Even straf is bovendien dat de verhaallijn van Master of Shadows een paar verrassende wendingen bevat en dat spelers bij een of twee gelegenheden zelfs helemaal op het verkeerde been worden gezet. Dat mag zo opmerkelijk heten dat het zelfs na meer dan een decennium toch nog jammer zou zijn om het plot van dit spel hier helemaal uit de doeken te doen. Master of Shadows verdient het dan ook nog steeds om doorgespeeld te worden omwille van zijn kwaliteiten, voor zover gamers zich over de voor de hand liggende gebreken van een elf jaar oud spel kunnen zetten dat met eerder beperkte middelen tot stand is gekomen.
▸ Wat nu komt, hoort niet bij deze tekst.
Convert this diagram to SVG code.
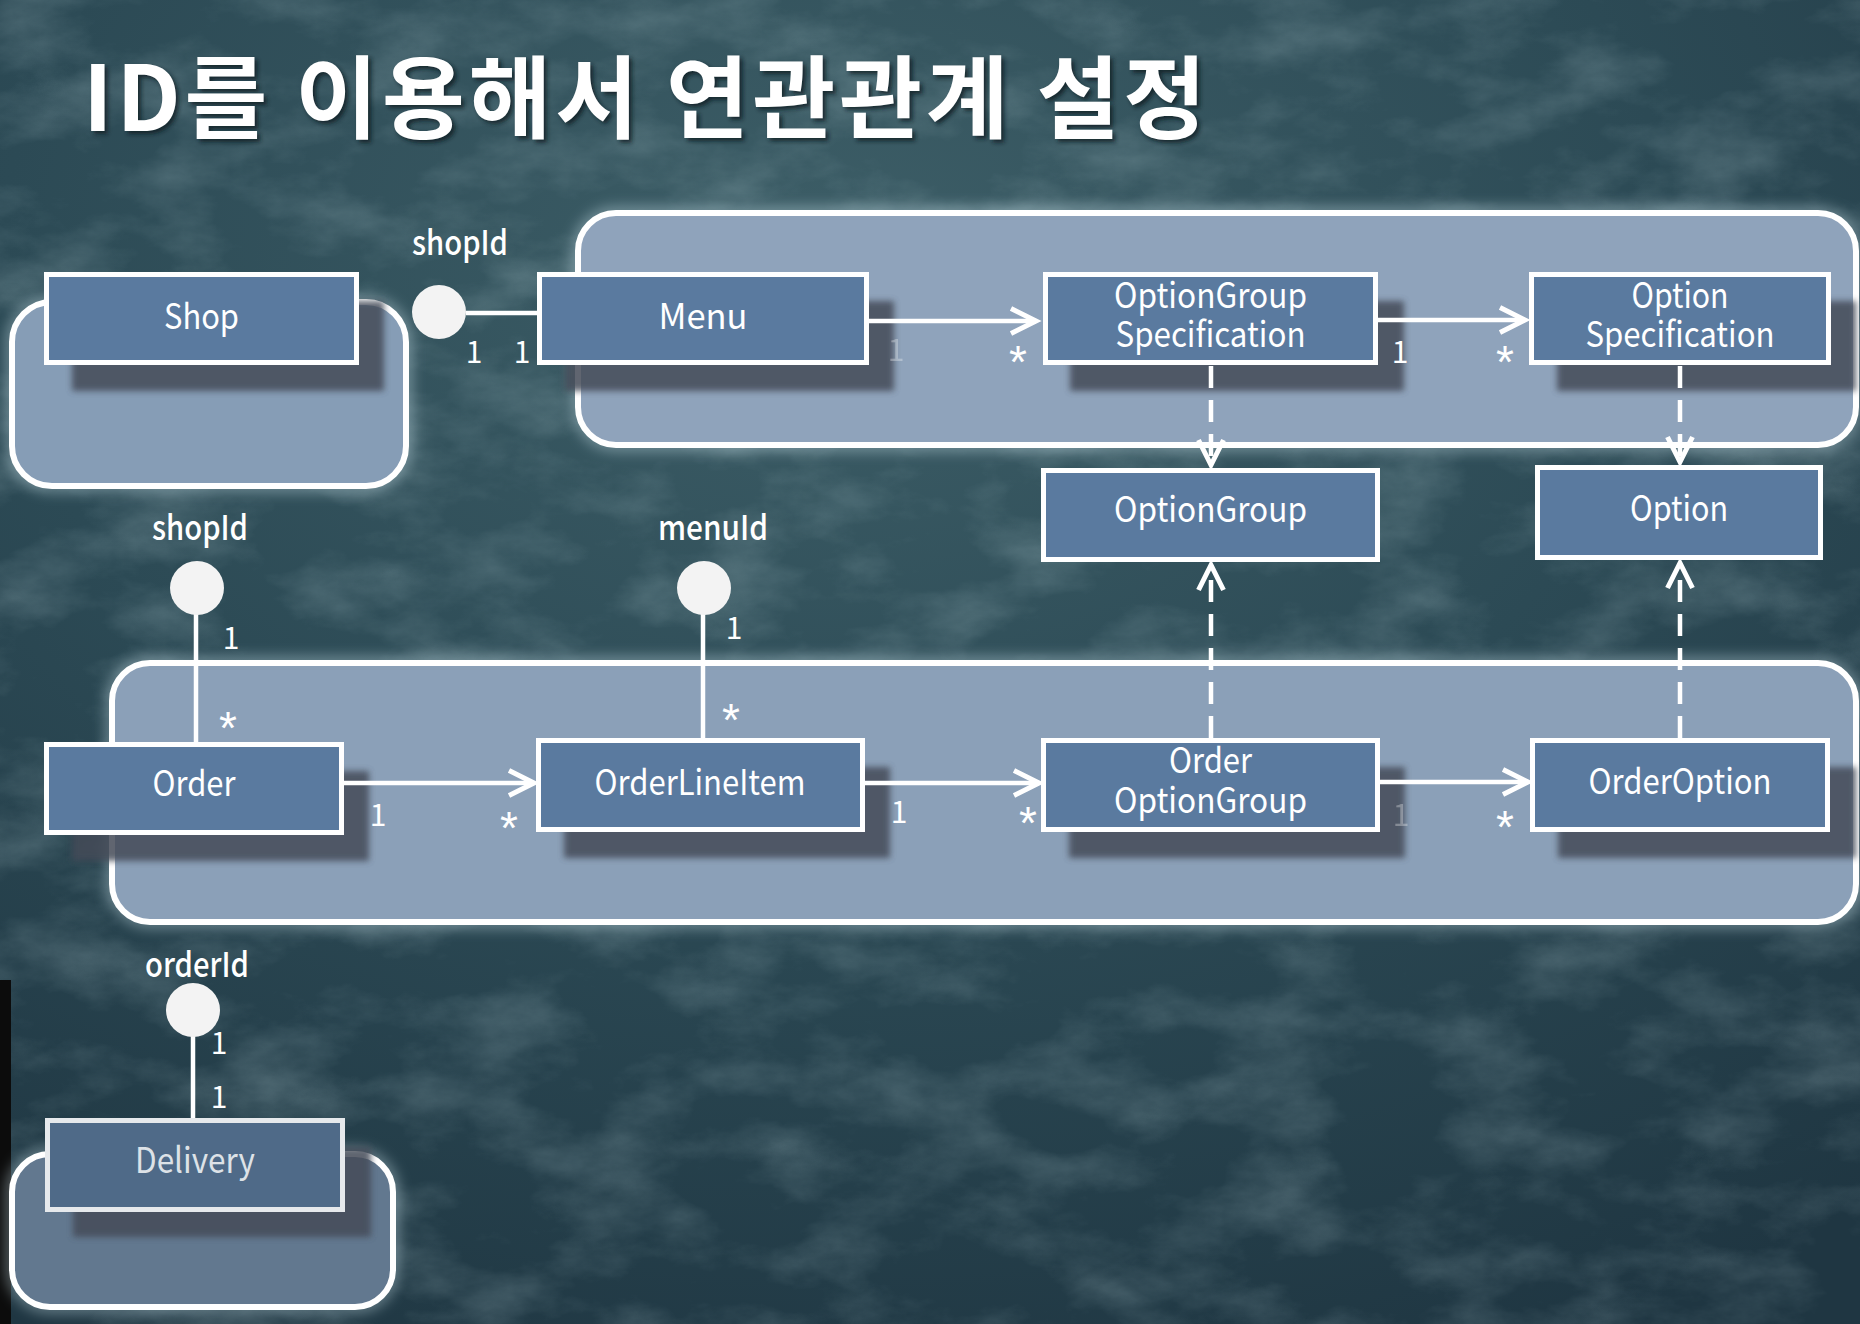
<svg xmlns="http://www.w3.org/2000/svg" width="1860" height="1324" viewBox="0 0 1860 1324">
<defs>
  <radialGradient id="bg" cx="0.45" cy="0.2" r="0.9">
    <stop offset="0" stop-color="#3d5e67"/>
    <stop offset="0.5" stop-color="#2c4a55"/>
    <stop offset="1" stop-color="#1f3642"/>
  </radialGradient>
  <filter id="tex" x="0" y="0" width="100%" height="100%">
    <feTurbulence type="fractalNoise" baseFrequency="0.009 0.016" numOctaves="6" seed="11" result="n"/>
    <feColorMatrix in="n" type="matrix" values="0 0 0 0 0.55  0 0 0 0 0.72  0 0 0 0 0.76  1.0 0 0 0 -0.42"/>
  </filter>
  <filter id="glow" x="-10%" y="-20%" width="120%" height="140%">
    <feGaussianBlur stdDeviation="7"/>
  </filter>
  <filter id="shd" x="-10%" y="-20%" width="120%" height="140%">
    <feGaussianBlur stdDeviation="3"/>
  </filter>
  <filter id="tshd" x="-5%" y="-20%" width="110%" height="140%">
    <feGaussianBlur stdDeviation="2"/>
  </filter>
  <marker id="arr" viewBox="-30 -16 36 32" refX="0" refY="0" markerWidth="36" markerHeight="32" markerUnits="userSpaceOnUse" orient="auto">
    <path d="M-25,-12.5 L0,0 L-25,12.5" fill="none" stroke="#ffffff" stroke-width="5"/>
  </marker>
  <style>
    .agg { stroke: #ffffff; stroke-width: 6; }
    .aglow { fill: none; stroke: #cfe6ee; stroke-width: 12; opacity: 0.45; filter: url(#glow); }
    .box { fill: #5a7a9f; stroke: #ffffff; stroke-width: 5; }
    .sh { fill: #444c59; opacity: 0.85; filter: url(#shd); }
    .t { font-family: "Noto Sans CJK KR", "Noto Sans", sans-serif; font-size: 35px; fill: #ffffff; text-anchor: middle; }
    .key { font-family: "Noto Sans CJK KR", "Noto Sans", sans-serif; font-size: 34px; font-weight: 500; fill: #ffffff; text-anchor: middle; }
    .m { font-family: "Noto Sans CJK KR", "Noto Sans", sans-serif; font-size: 30px; fill: #ffffff; text-anchor: middle; }
    .a { font-family: "Liberation Sans", Arial, sans-serif; font-size: 46px; fill: #ffffff; text-anchor: middle; }
    .faded { opacity: 0.3; }
    .ln { stroke: #ffffff; stroke-width: 4.5; fill: none; }
    .dash { stroke: #ffffff; stroke-width: 4.5; fill: none; stroke-dasharray: 22 12; }
    .pin { fill: #f3f3f3; }
  </style>
</defs>

<!-- background -->
<rect x="0" y="0" width="1860" height="1324" fill="url(#bg)"/>
<rect x="0" y="0" width="1860" height="1324" filter="url(#tex)" opacity="0.45"/>
<rect x="0" y="980" width="11" height="344" fill="#0c0c0c"/>

<!-- title -->
<g id="title">
  <text x="86" y="134" font-family="'Noto Sans CJK KR', 'Noto Sans', sans-serif" font-size="90" font-weight="700" fill="#0f1c22" opacity="0.8" textLength="1123" lengthAdjust="spacing" filter="url(#tshd)">ID를 이용해서 연관관계 설정</text>
  <text x="83" y="131" font-family="'Noto Sans CJK KR', 'Noto Sans', sans-serif" font-size="90" font-weight="700" fill="#ffffff" textLength="1123" lengthAdjust="spacing">ID를 이용해서 연관관계 설정</text>
</g>

<!-- aggregates -->
<g id="aggregates">
  <rect class="aglow" x="12" y="302" width="394" height="184" rx="40"/>
  <rect class="agg" x="12" y="302" width="394" height="184" rx="40" fill="#869db6"/>
  <rect class="aglow" x="578" y="213" width="1278" height="232" rx="38"/>
  <rect class="agg" x="578" y="213" width="1278" height="232" rx="38" fill="#8fa3bb"/>
  <rect class="aglow" x="112" y="663" width="1744" height="259" rx="38"/>
  <rect class="agg" x="112" y="663" width="1744" height="259" rx="38" fill="#8ba0b8"/>
  <rect class="aglow" x="12" y="1154" width="381" height="153" rx="38"/>
  <rect class="agg" x="12" y="1154" width="381" height="153" rx="38" fill="#62788f"/>
</g>

<!-- shadows -->
<g id="shadows">
  <rect class="sh" x="72" y="301" width="312" height="90"/>
  <rect class="sh" x="565" y="301" width="329" height="90"/>
  <rect class="sh" x="1070" y="301" width="334" height="90"/>
  <rect class="sh" x="1557" y="301" width="299" height="90"/>
  <rect class="sh" x="72" y="771" width="297" height="90"/>
  <rect class="sh" x="564" y="767" width="326" height="91"/>
  <rect class="sh" x="1069" y="767" width="336" height="91"/>
  <rect class="sh" x="1558" y="767" width="298" height="91"/>
  <rect class="sh" x="73" y="1147" width="298" height="90" opacity="0.7"/>
</g>

<!-- connectors -->
<g id="connectors">
  <line class="ln" x1="466" y1="313" x2="540" y2="313"/>
  <circle class="pin" cx="439" cy="312" r="27"/>
  <line class="ln" x1="869" y1="321" x2="1036" y2="321" marker-end="url(#arr)"/>
  <line class="ln" x1="1378" y1="320" x2="1525" y2="320" marker-end="url(#arr)"/>
  <line class="dash" x1="1211" y1="366" x2="1211" y2="465" marker-end="url(#arr)"/>
  <line class="dash" x1="1680" y1="366" x2="1680" y2="462" marker-end="url(#arr)"/>

  <line class="ln" x1="196" y1="614" x2="196" y2="744"/>
  <circle class="pin" cx="197" cy="588" r="27"/>
  <line class="ln" x1="703" y1="614" x2="703" y2="740"/>
  <circle class="pin" cx="704" cy="588" r="27"/>

  <line class="ln" x1="344" y1="783" x2="534" y2="783" marker-end="url(#arr)"/>
  <line class="ln" x1="865" y1="783" x2="1039" y2="783" marker-end="url(#arr)"/>
  <line class="ln" x1="1380" y1="782" x2="1528" y2="782" marker-end="url(#arr)"/>
  <line class="dash" x1="1211" y1="738" x2="1211" y2="565" marker-end="url(#arr)"/>
  <line class="dash" x1="1680" y1="738" x2="1680" y2="563" marker-end="url(#arr)"/>

  <line class="ln" x1="193" y1="1036" x2="193" y2="1120"/>
  <circle class="pin" cx="193" cy="1010" r="27"/>

  <text class="key" x="460" y="255" textLength="96" lengthAdjust="spacingAndGlyphs">shopId</text>
  <text class="key" x="200" y="540" textLength="96" lengthAdjust="spacingAndGlyphs">shopId</text>
  <text class="key" x="713" y="540" textLength="110" lengthAdjust="spacingAndGlyphs">menuId</text>
  <text class="key" x="197" y="977" textLength="104" lengthAdjust="spacingAndGlyphs">orderId</text>

  <text class="m" x="474" y="363">1</text>
  <text class="m" x="522" y="363">1</text>
  <text class="m faded" x="896" y="361">1</text>
  <text class="a" x="1018" y="378">*</text>
  <text class="m" x="1400" y="363">1</text>
  <text class="a" x="1505" y="378">*</text>

  <text class="m" x="231" y="649">1</text>
  <text class="a" x="228" y="744">*</text>
  <text class="m" x="734" y="639">1</text>
  <text class="a" x="731" y="736">*</text>

  <text class="m" x="378" y="826">1</text>
  <text class="a" x="509" y="844">*</text>
  <text class="m" x="899" y="823">1</text>
  <text class="a" x="1028" y="839">*</text>
  <text class="m faded" x="1401" y="826">1</text>
  <text class="a" x="1505" y="843">*</text>

  <text class="m" x="219" y="1054">1</text>
  <text class="m" x="219" y="1108">1</text>
</g>

<!-- nodes -->
<g id="shop">
  <rect class="box" x="46.5" y="274.5" width="310" height="88"/>
  <text class="t" x="201.5" y="329" textLength="75" lengthAdjust="spacingAndGlyphs">Shop</text>
</g>
<g id="menu">
  <rect class="box" x="539.5" y="274.5" width="327" height="88"/>
  <text class="t" x="703" y="329" textLength="89" lengthAdjust="spacingAndGlyphs">Menu</text>
</g>
<g id="optiongroup-spec">
  <rect class="box" x="1045.5" y="274.5" width="330" height="88"/>
  <text class="t"><tspan x="1210.5" y="308" textLength="193" lengthAdjust="spacingAndGlyphs">OptionGroup</tspan><tspan x="1210.5" y="347" textLength="190" lengthAdjust="spacingAndGlyphs">Specification</tspan></text>
</g>
<g id="option-spec">
  <rect class="box" x="1531.5" y="274.5" width="297" height="88"/>
  <text class="t"><tspan x="1680" y="308" textLength="97" lengthAdjust="spacingAndGlyphs">Option</tspan><tspan x="1680" y="347" textLength="189" lengthAdjust="spacingAndGlyphs">Specification</tspan></text>
</g>
<g id="optiongroup">
  <rect class="box" x="1043.5" y="470.5" width="334" height="89"/>
  <text class="t" x="1210.5" y="522" textLength="193" lengthAdjust="spacingAndGlyphs">OptionGroup</text>
</g>
<g id="option">
  <rect class="box" x="1537.5" y="467.5" width="283" height="90"/>
  <text class="t" x="1679" y="521" textLength="98" lengthAdjust="spacingAndGlyphs">Option</text>
</g>
<g id="order">
  <rect class="box" x="46.5" y="744.5" width="295" height="88"/>
  <text class="t" x="194" y="796" textLength="83" lengthAdjust="spacingAndGlyphs">Order</text>
</g>
<g id="orderlineitem">
  <rect class="box" x="538.5" y="740.5" width="324" height="89"/>
  <text class="t" x="700" y="795" textLength="211" lengthAdjust="spacingAndGlyphs">OrderLineItem</text>
</g>
<g id="order-optiongroup">
  <rect class="box" x="1043.5" y="740.5" width="334" height="89"/>
  <text class="t"><tspan x="1210.5" y="773" textLength="83" lengthAdjust="spacingAndGlyphs">Order</tspan><tspan x="1210.5" y="813" textLength="193" lengthAdjust="spacingAndGlyphs">OptionGroup</tspan></text>
</g>
<g id="orderoption">
  <rect class="box" x="1532.5" y="740.5" width="295" height="89"/>
  <text class="t" x="1680" y="794" textLength="183" lengthAdjust="spacingAndGlyphs">OrderOption</text>
</g>
<g id="delivery">
  <rect class="box" x="47.5" y="1120.5" width="295" height="89" style="fill:#4f6a88;stroke:#e6e9ec"/>
  <text class="t" x="195" y="1173" style="fill:#dde2e7" textLength="120" lengthAdjust="spacingAndGlyphs">Delivery</text>
</g>
</svg>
Inmiddels ben ik zo vrij geweest ook even Shards of Darkness (2017) te spelen, het tweede deel over de avonturen van Styx. Dat is heel fijn voor de fans van onze mottige goblin, maar heeft zich op het eerste zicht niet de zwakke punten van het vorige deel kunnen verbeteren en zich kunnen verheffen uit de middelmaat. Naast het betere sluip- en moordwerk is dat nog iets dat Styx gemeen heeft met Assassins’ Creed.